Authors: Michio Kaku
Tags: #Mathematics, #Science, #Superstring theories, #Universe, #Supergravity, #gravity, #Cosmology, #Big bang theory, #Astrophysics & Space Science, #Quantum Theory, #Astronomy, #Physics
Although 1901-02
was perhaps the worst period in Einstein's life, what saved his career from
oblivion was the recommendation of a classmate, Marcel Grossman, who was able
to pull some strings and secure a job for him as a lowly clerk at the Swiss
Patent Office in Bern.
On the surface,
the Patent Office was an unlikely place from which to launch the greatest
revolution in physics since Newton. But it had its advantages.

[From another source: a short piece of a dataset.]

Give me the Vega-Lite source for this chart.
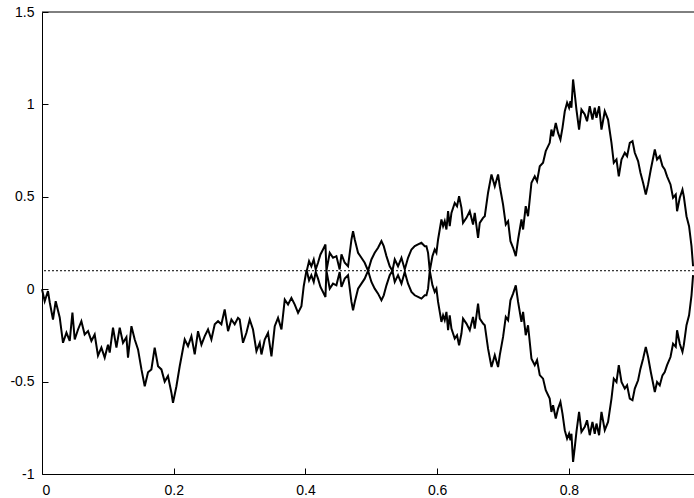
{
  "$schema": "https://vega.github.io/schema/vega-lite/v6.json",
  "width": 652,
  "height": 462,
  "autosize": {"type": "none"},
  "padding": {"left": 42, "top": 12, "right": 0, "bottom": 24},
  "background": "white",
  "config": {
    "view": {"stroke": null},
    "font": "Liberation Sans",
    "axis": {
      "grid": false,
      "domainColor": "black",
      "tickColor": "black",
      "labelColor": "black",
      "labelFont": "Liberation Sans",
      "labelFontSize": 14,
      "title": null,
      "tickSize": -6,
      "domainWidth": 1,
      "tickWidth": 1
    }
  },
  "data": {
    "values": [
      {"x": 0, "a": 0},
      {"x": 0.0041, "a": -0.065},
      {"x": 0.0091, "a": -0.01},
      {"x": 0.0117, "a": -0.07},
      {"x": 0.0167, "a": -0.164},
      {"x": 0.0208, "a": -0.065},
      {"x": 0.0269, "a": -0.153},
      {"x": 0.0319, "a": -0.29},
      {"x": 0.0371, "a": -0.235},
      {"x": 0.0421, "a": -0.28},
      {"x": 0.0462, "a": -0.126},
      {"x": 0.0497, "a": -0.272},
      {"x": 0.0547, "a": -0.218},
      {"x": 0.0598, "a": -0.173},
      {"x": 0.0648, "a": -0.245},
      {"x": 0.0699, "a": -0.227},
      {"x": 0.075, "a": -0.28},
      {"x": 0.08, "a": -0.245},
      {"x": 0.085, "a": -0.36},
      {"x": 0.0902, "a": -0.316},
      {"x": 0.0952, "a": -0.37},
      {"x": 0.1002, "a": -0.3},
      {"x": 0.1028, "a": -0.343},
      {"x": 0.1078, "a": -0.208},
      {"x": 0.113, "a": -0.316},
      {"x": 0.118, "a": -0.208},
      {"x": 0.123, "a": -0.29},
      {"x": 0.1282, "a": -0.26},
      {"x": 0.1306, "a": -0.37},
      {"x": 0.1358, "a": -0.2},
      {"x": 0.1408, "a": -0.272},
      {"x": 0.1458, "a": -0.326},
      {"x": 0.151, "a": -0.434},
      {"x": 0.156, "a": -0.525},
      {"x": 0.161, "a": -0.45},
      {"x": 0.1661, "a": -0.434},
      {"x": 0.1711, "a": -0.316},
      {"x": 0.1762, "a": -0.417},
      {"x": 0.1813, "a": -0.434},
      {"x": 0.1863, "a": -0.5},
      {"x": 0.1913, "a": -0.47},
      {"x": 0.1965, "a": -0.56},
      {"x": 0.1989, "a": -0.615},
      {"x": 0.2041, "a": -0.525},
      {"x": 0.2091, "a": -0.417},
      {"x": 0.2167, "a": -0.272},
      {"x": 0.2217, "a": -0.308},
      {"x": 0.2269, "a": -0.254},
      {"x": 0.2319, "a": -0.353},
      {"x": 0.2369, "a": -0.227},
      {"x": 0.2421, "a": -0.3},
      {"x": 0.2471, "a": -0.254},
      {"x": 0.2521, "a": -0.218},
      {"x": 0.2572, "a": -0.272},
      {"x": 0.2623, "a": -0.19},
      {"x": 0.2673, "a": -0.173},
      {"x": 0.2724, "a": -0.19},
      {"x": 0.2774, "a": -0.11},
      {"x": 0.2825, "a": -0.227},
      {"x": 0.2876, "a": -0.164},
      {"x": 0.2926, "a": -0.19},
      {"x": 0.2976, "a": -0.155},
      {"x": 0.3002, "a": -0.164},
      {"x": 0.3052, "a": -0.29},
      {"x": 0.3104, "a": -0.236},
      {"x": 0.3154, "a": -0.164},
      {"x": 0.3204, "a": -0.218},
      {"x": 0.3256, "a": -0.335},
      {"x": 0.3306, "a": -0.29},
      {"x": 0.3332, "a": -0.353},
      {"x": 0.3382, "a": -0.272},
      {"x": 0.3432, "a": -0.236},
      {"x": 0.3484, "a": -0.363},
      {"x": 0.3534, "a": -0.2},
      {"x": 0.3584, "a": -0.155},
      {"x": 0.3636, "a": -0.218},
      {"x": 0.3686, "a": -0.056},
      {"x": 0.3736, "a": -0.083},
      {"x": 0.3787, "a": -0.047},
      {"x": 0.3838, "a": -0.083},
      {"x": 0.3888, "a": -0.128},
      {"x": 0.3939, "a": -0.092},
      {"x": 0.3974, "a": 0.016},
      {"x": 0.4015, "a": 0.1, "b": 0.1},
      {"x": 0.4025, "a": 0.107, "b": 0.093},
      {"x": 0.4055, "a": 0.152, "b": 0.048},
      {"x": 0.409, "a": 0.124, "b": 0.076},
      {"x": 0.4126, "a": 0.161, "b": 0.039},
      {"x": 0.4156, "a": 0.107, "b": 0.093},
      {"x": 0.4191, "a": 0.143, "b": 0.057},
      {"x": 0.4228, "a": 0.188, "b": 0.012},
      {"x": 0.4267, "a": 0.215, "b": -0.015},
      {"x": 0.4304, "a": 0.242, "b": -0.042},
      {"x": 0.4319, "a": 0.1, "b": 0.1},
      {"x": 0.4369, "a": 0.197, "b": 0.003},
      {"x": 0.4419, "a": 0.17, "b": 0.03},
      {"x": 0.447, "a": 0.179, "b": 0.021},
      {"x": 0.452, "a": 0.107, "b": 0.093},
      {"x": 0.4547, "a": 0.188, "b": 0.012},
      {"x": 0.4597, "a": 0.143, "b": 0.057},
      {"x": 0.4647, "a": 0.124, "b": 0.076},
      {"x": 0.4699, "a": 0.269, "b": -0.069},
      {"x": 0.4723, "a": 0.314, "b": -0.114},
      {"x": 0.4749, "a": 0.269, "b": -0.069},
      {"x": 0.4799, "a": 0.197, "b": 0.003},
      {"x": 0.485, "a": 0.17, "b": 0.03},
      {"x": 0.49, "a": 0.143, "b": 0.057},
      {"x": 0.4951, "a": 0.1, "b": 0.1},
      {"x": 0.5002, "a": 0.161, "b": 0.039},
      {"x": 0.5052, "a": 0.197, "b": 0.003},
      {"x": 0.5103, "a": 0.224, "b": -0.024},
      {"x": 0.5154, "a": 0.26, "b": -0.06},
      {"x": 0.5189, "a": 0.233, "b": -0.033},
      {"x": 0.523, "a": 0.179, "b": 0.021},
      {"x": 0.528, "a": 0.124, "b": 0.076},
      {"x": 0.5321, "a": 0.1, "b": 0.1},
      {"x": 0.5356, "a": 0.161, "b": 0.039},
      {"x": 0.5406, "a": 0.124, "b": 0.076},
      {"x": 0.5458, "a": 0.17, "b": 0.03},
      {"x": 0.5508, "a": 0.107, "b": 0.093},
      {"x": 0.5558, "a": 0.17, "b": 0.03},
      {"x": 0.561, "a": 0.215, "b": -0.015},
      {"x": 0.566, "a": 0.233, "b": -0.033},
      {"x": 0.571, "a": 0.242, "b": -0.042},
      {"x": 0.5761, "a": 0.251, "b": -0.051},
      {"x": 0.5812, "a": 0.233, "b": -0.033},
      {"x": 0.5837, "a": 0.233, "b": -0.033},
      {"x": 0.5862, "a": 0.197, "b": 0.003},
      {"x": 0.5888, "a": 0.1, "b": 0.1},
      {"x": 0.5929, "a": 0.179, "b": 0.021},
      {"x": 0.5963, "a": 0.215, "b": -0.015},
      {"x": 0.5989, "a": 0.197, "b": 0.003},
      {"x": 0.6014, "a": 0.269, "b": -0.069},
      {"x": 0.6065, "a": 0.377, "b": -0.177},
      {"x": 0.609, "a": 0.341, "b": -0.141},
      {"x": 0.6115, "a": 0.368, "b": -0.168},
      {"x": 0.6141, "a": 0.323, "b": -0.123},
      {"x": 0.6166, "a": 0.422, "b": -0.222},
      {"x": 0.6191, "a": 0.341, "b": -0.141},
      {"x": 0.6217, "a": 0.413, "b": -0.213},
      {"x": 0.6267, "a": 0.467, "b": -0.267},
      {"x": 0.6302, "a": 0.449, "b": -0.249},
      {"x": 0.6333, "a": 0.503, "b": -0.303},
      {"x": 0.6369, "a": 0.44, "b": -0.24},
      {"x": 0.6393, "a": 0.359, "b": -0.159},
      {"x": 0.6445, "a": 0.386, "b": -0.186},
      {"x": 0.6495, "a": 0.422, "b": -0.222},
      {"x": 0.6545, "a": 0.35, "b": -0.15},
      {"x": 0.6571, "a": 0.413, "b": -0.213},
      {"x": 0.6621, "a": 0.278, "b": -0.078},
      {"x": 0.6647, "a": 0.359, "b": -0.159},
      {"x": 0.6697, "a": 0.386, "b": -0.186},
      {"x": 0.6723, "a": 0.395, "b": -0.195},
      {"x": 0.6773, "a": 0.522, "b": -0.322},
      {"x": 0.6825, "a": 0.621, "b": -0.421},
      {"x": 0.6875, "a": 0.557, "b": -0.357},
      {"x": 0.6925, "a": 0.621, "b": -0.421},
      {"x": 0.6951, "a": 0.557, "b": -0.357},
      {"x": 0.7001, "a": 0.458, "b": -0.258},
      {"x": 0.7042, "a": 0.35, "b": -0.15},
      {"x": 0.7077, "a": 0.368, "b": -0.168},
      {"x": 0.7113, "a": 0.26, "b": -0.06},
      {"x": 0.7153, "a": 0.224, "b": -0.024},
      {"x": 0.7194, "a": 0.179, "b": 0.021},
      {"x": 0.7229, "a": 0.269, "b": -0.069},
      {"x": 0.728, "a": 0.377, "b": -0.177},
      {"x": 0.7305, "a": 0.323, "b": -0.123},
      {"x": 0.7345, "a": 0.449, "b": -0.249},
      {"x": 0.738, "a": 0.395, "b": -0.195},
      {"x": 0.7432, "a": 0.576, "b": -0.376},
      {"x": 0.7482, "a": 0.611, "b": -0.411},
      {"x": 0.7517, "a": 0.584, "b": -0.384},
      {"x": 0.7558, "a": 0.665, "b": -0.465},
      {"x": 0.7608, "a": 0.684, "b": -0.484},
      {"x": 0.7649, "a": 0.747, "b": -0.547},
      {"x": 0.7709, "a": 0.792, "b": -0.592},
      {"x": 0.7735, "a": 0.864, "b": -0.664},
      {"x": 0.776, "a": 0.828, "b": -0.628},
      {"x": 0.7801, "a": 0.9, "b": -0.7},
      {"x": 0.7836, "a": 0.846, "b": -0.646},
      {"x": 0.7872, "a": 0.81, "b": -0.61},
      {"x": 0.7903, "a": 0.873, "b": -0.673},
      {"x": 0.7938, "a": 0.963, "b": -0.763},
      {"x": 0.7973, "a": 1.009, "b": -0.809},
      {"x": 0.8003, "a": 0.982, "b": -0.782},
      {"x": 0.8024, "a": 1.017, "b": -0.817},
      {"x": 0.8039, "a": 0.982, "b": -0.782},
      {"x": 0.8064, "a": 1.135, "b": -0.935},
      {"x": 0.809, "a": 1.054, "b": -0.854},
      {"x": 0.8115, "a": 0.972, "b": -0.772},
      {"x": 0.8155, "a": 0.864, "b": -0.664},
      {"x": 0.8191, "a": 0.972, "b": -0.772},
      {"x": 0.8242, "a": 0.945, "b": -0.745},
      {"x": 0.8276, "a": 0.909, "b": -0.709},
      {"x": 0.8317, "a": 0.99, "b": -0.79},
      {"x": 0.8358, "a": 0.918, "b": -0.718},
      {"x": 0.8393, "a": 0.982, "b": -0.782},
      {"x": 0.8419, "a": 0.927, "b": -0.727},
      {"x": 0.8459, "a": 0.99, "b": -0.79},
      {"x": 0.8495, "a": 0.864, "b": -0.664},
      {"x": 0.8545, "a": 0.963, "b": -0.763},
      {"x": 0.8595, "a": 0.918, "b": -0.718},
      {"x": 0.8647, "a": 0.792, "b": -0.592},
      {"x": 0.8682, "a": 0.684, "b": -0.484},
      {"x": 0.8723, "a": 0.702, "b": -0.502},
      {"x": 0.8758, "a": 0.611, "b": -0.411},
      {"x": 0.8799, "a": 0.702, "b": -0.502},
      {"x": 0.8849, "a": 0.738, "b": -0.538},
      {"x": 0.8884, "a": 0.72, "b": -0.52},
      {"x": 0.8925, "a": 0.792, "b": -0.592},
      {"x": 0.8966, "a": 0.801, "b": -0.601},
      {"x": 0.9001, "a": 0.738, "b": -0.538},
      {"x": 0.9051, "a": 0.693, "b": -0.493},
      {"x": 0.9087, "a": 0.63, "b": -0.43},
      {"x": 0.9127, "a": 0.576, "b": -0.376},
      {"x": 0.9168, "a": 0.512, "b": -0.312},
      {"x": 0.9203, "a": 0.567, "b": -0.367},
      {"x": 0.9244, "a": 0.648, "b": -0.448},
      {"x": 0.9305, "a": 0.756, "b": -0.556},
      {"x": 0.9339, "a": 0.702, "b": -0.502},
      {"x": 0.938, "a": 0.72, "b": -0.52},
      {"x": 0.9421, "a": 0.666, "b": -0.466},
      {"x": 0.9456, "a": 0.648, "b": -0.448},
      {"x": 0.9491, "a": 0.611, "b": -0.411},
      {"x": 0.9543, "a": 0.567, "b": -0.367},
      {"x": 0.9582, "a": 0.495, "b": -0.295},
      {"x": 0.9623, "a": 0.512, "b": -0.312},
      {"x": 0.9643, "a": 0.422, "b": -0.222},
      {"x": 0.9684, "a": 0.495, "b": -0.295},
      {"x": 0.9725, "a": 0.539, "b": -0.339},
      {"x": 0.9745, "a": 0.503, "b": -0.303},
      {"x": 0.9786, "a": 0.395, "b": -0.195},
      {"x": 0.9825, "a": 0.341, "b": -0.141},
      {"x": 0.9862, "a": 0.233, "b": -0.033},
      {"x": 0.9886, "a": 0.124, "b": 0.076}
    ]
  },
  "layer": [
    {
      "data": {"values": [{"level": 0.1}]},
      "mark": {"type": "rule", "color": "black", "strokeWidth": 1, "strokeDash": [2, 2]},
      "encoding": {"y": {"field": "level", "type": "quantitative", "scale": {"domain": [-1, 1.5], "nice": false, "zero": false}}}
    },
    {
      "data": {"values": [{"level": 1.5}]},
      "mark": {"type": "rule", "color": "black", "strokeWidth": 1},
      "encoding": {"y": {"field": "level", "type": "quantitative"}}
    },
    {
      "mark": {"type": "line", "color": "black", "strokeWidth": 2, "strokeJoin": "miter"},
      "encoding": {
        "x": {
          "field": "x", "type": "quantitative",
          "scale": {"domain": [0, 0.99], "nice": false, "zero": false},
          "axis": {"values": [0, 0.2, 0.4, 0.6, 0.8], "labelExpr": "'' + datum.value", "labelPadding": 15}
        },
        "y": {
          "field": "a", "type": "quantitative",
          "axis": {"values": [-1, -0.5, 0, 0.5, 1, 1.5], "labelExpr": "'' + datum.value", "labelPadding": 14}
        }
      }
    },
    {
      "mark": {"type": "line", "color": "black", "strokeWidth": 2, "strokeJoin": "miter"},
      "encoding": {
        "x": {"field": "x", "type": "quantitative"},
        "y": {"field": "b", "type": "quantitative"}
      }
    }
  ]
}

After quickly
disposing of the patent applications piling up on his desk, Einstein would sit
back and return to a dream he had when he was a child. In his youth, Einstein
had read a book, Aaron Bernstein's
People's
Book on
Natural Science,
"a work
which I read with breathless attention," he recalled. Bernstein asked the
reader to imagine riding alongside electricity as it raced down a telegraph
wire. When he was sixteen, Einstein asked himself a similar question: what
would a light beam look like if you could catch up to it? Einstein would
recall, "Such a principle resulted from a paradox upon which I had already
hit at the age of sixteen: If I pursue a beam of light with the velocity
c
(velocity of light in a vacuum), I should observe such a
beam of light as a spatially oscillatory electromagnetic field at rest.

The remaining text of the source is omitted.